-- begin Data section --
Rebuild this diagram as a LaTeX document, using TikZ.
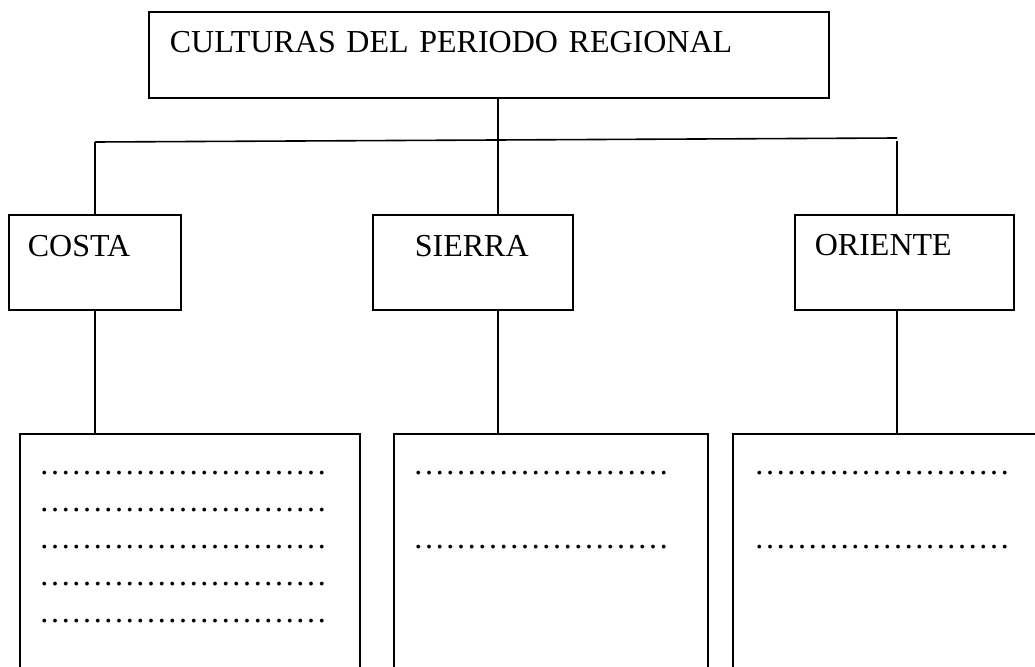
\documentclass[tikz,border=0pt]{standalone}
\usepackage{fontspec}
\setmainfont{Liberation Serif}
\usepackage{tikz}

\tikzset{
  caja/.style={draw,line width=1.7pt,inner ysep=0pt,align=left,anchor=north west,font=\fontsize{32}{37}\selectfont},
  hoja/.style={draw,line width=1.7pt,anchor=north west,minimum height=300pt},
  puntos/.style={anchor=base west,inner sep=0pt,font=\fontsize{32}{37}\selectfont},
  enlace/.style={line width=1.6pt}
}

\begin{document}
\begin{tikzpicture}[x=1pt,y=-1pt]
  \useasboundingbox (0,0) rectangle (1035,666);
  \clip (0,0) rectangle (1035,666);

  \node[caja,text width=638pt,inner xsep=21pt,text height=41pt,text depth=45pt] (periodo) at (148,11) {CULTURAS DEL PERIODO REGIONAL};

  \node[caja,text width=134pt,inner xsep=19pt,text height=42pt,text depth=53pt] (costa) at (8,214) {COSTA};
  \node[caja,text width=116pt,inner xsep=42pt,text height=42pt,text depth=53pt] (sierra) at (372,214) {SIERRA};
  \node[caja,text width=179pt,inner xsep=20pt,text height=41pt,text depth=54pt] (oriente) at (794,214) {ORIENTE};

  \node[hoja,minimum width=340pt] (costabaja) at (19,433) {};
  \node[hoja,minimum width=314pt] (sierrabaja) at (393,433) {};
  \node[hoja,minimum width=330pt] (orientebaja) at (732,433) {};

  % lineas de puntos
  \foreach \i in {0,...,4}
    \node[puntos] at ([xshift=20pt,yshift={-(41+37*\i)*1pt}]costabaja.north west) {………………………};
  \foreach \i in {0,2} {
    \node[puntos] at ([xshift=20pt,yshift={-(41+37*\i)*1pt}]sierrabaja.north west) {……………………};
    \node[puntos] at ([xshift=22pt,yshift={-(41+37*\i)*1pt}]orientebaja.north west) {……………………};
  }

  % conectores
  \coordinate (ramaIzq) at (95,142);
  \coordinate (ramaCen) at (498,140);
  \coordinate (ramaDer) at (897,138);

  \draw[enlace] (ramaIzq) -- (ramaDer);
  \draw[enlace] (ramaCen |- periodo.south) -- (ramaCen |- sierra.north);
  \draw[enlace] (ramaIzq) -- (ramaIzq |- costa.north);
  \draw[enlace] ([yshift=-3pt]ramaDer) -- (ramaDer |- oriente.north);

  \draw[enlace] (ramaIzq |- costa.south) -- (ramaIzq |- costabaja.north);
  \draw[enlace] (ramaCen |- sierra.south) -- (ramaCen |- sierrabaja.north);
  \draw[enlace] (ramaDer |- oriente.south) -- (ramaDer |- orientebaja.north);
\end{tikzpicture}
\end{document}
-- end Data section --
▶ **Problem details**
Every line of the data should be copied as it stands, without the images.

▶ **Reply**
Rebuild this diagram as a LaTeX document, using TikZ.
\documentclass[tikz,border=0pt]{standalone}
\usepackage{fontspec}
\setmainfont{Liberation Serif}
\usepackage{tikz}

\tikzset{
  caja/.style={draw,line width=1.7pt,inner ysep=0pt,align=left,anchor=north west,font=\fontsize{32}{37}\selectfont},
  hoja/.style={draw,line width=1.7pt,anchor=north west,minimum height=300pt},
  puntos/.style={anchor=base west,inner sep=0pt,font=\fontsize{32}{37}\selectfont},
  enlace/.style={line width=1.6pt}
}

\begin{document}
\begin{tikzpicture}[x=1pt,y=-1pt]
  \useasboundingbox (0,0) rectangle (1035,666);
  \clip (0,0) rectangle (1035,666);

  \node[caja,text width=638pt,inner xsep=21pt,text height=41pt,text depth=45pt] (periodo) at (148,11) {CULTURAS DEL PERIODO REGIONAL};

  \node[caja,text width=134pt,inner xsep=19pt,text height=42pt,text depth=53pt] (costa) at (8,214) {COSTA};
  \node[caja,text width=116pt,inner xsep=42pt,text height=42pt,text depth=53pt] (sierra) at (372,214) {SIERRA};
  \node[caja,text width=179pt,inner xsep=20pt,text height=41pt,text depth=54pt] (oriente) at (794,214) {ORIENTE};

  \node[hoja,minimum width=340pt] (costabaja) at (19,433) {};
  \node[hoja,minimum width=314pt] (sierrabaja) at (393,433) {};
  \node[hoja,minimum width=330pt] (orientebaja) at (732,433) {};

  % lineas de puntos
  \foreach \i in {0,...,4}
    \node[puntos] at ([xshift=20pt,yshift={-(41+37*\i)*1pt}]costabaja.north west) {………………………};
  \foreach \i in {0,2} {
    \node[puntos] at ([xshift=20pt,yshift={-(41+37*\i)*1pt}]sierrabaja.north west) {……………………};
    \node[puntos] at ([xshift=22pt,yshift={-(41+37*\i)*1pt}]orientebaja.north west) {……………………};
  }

  % conectores
  \coordinate (ramaIzq) at (95,142);
  \coordinate (ramaCen) at (498,140);
  \coordinate (ramaDer) at (897,138);

  \draw[enlace] (ramaIzq) -- (ramaDer);
  \draw[enlace] (ramaCen |- periodo.south) -- (ramaCen |- sierra.north);
  \draw[enlace] (ramaIzq) -- (ramaIzq |- costa.north);
  \draw[enlace] ([yshift=-3pt]ramaDer) -- (ramaDer |- oriente.north);

  \draw[enlace] (ramaIzq |- costa.south) -- (ramaIzq |- costabaja.north);
  \draw[enlace] (ramaCen |- sierra.south) -- (ramaCen |- sierrabaja.north);
  \draw[enlace] (ramaDer |- oriente.south) -- (ramaDer |- orientebaja.north);
\end{tikzpicture}
\end{document}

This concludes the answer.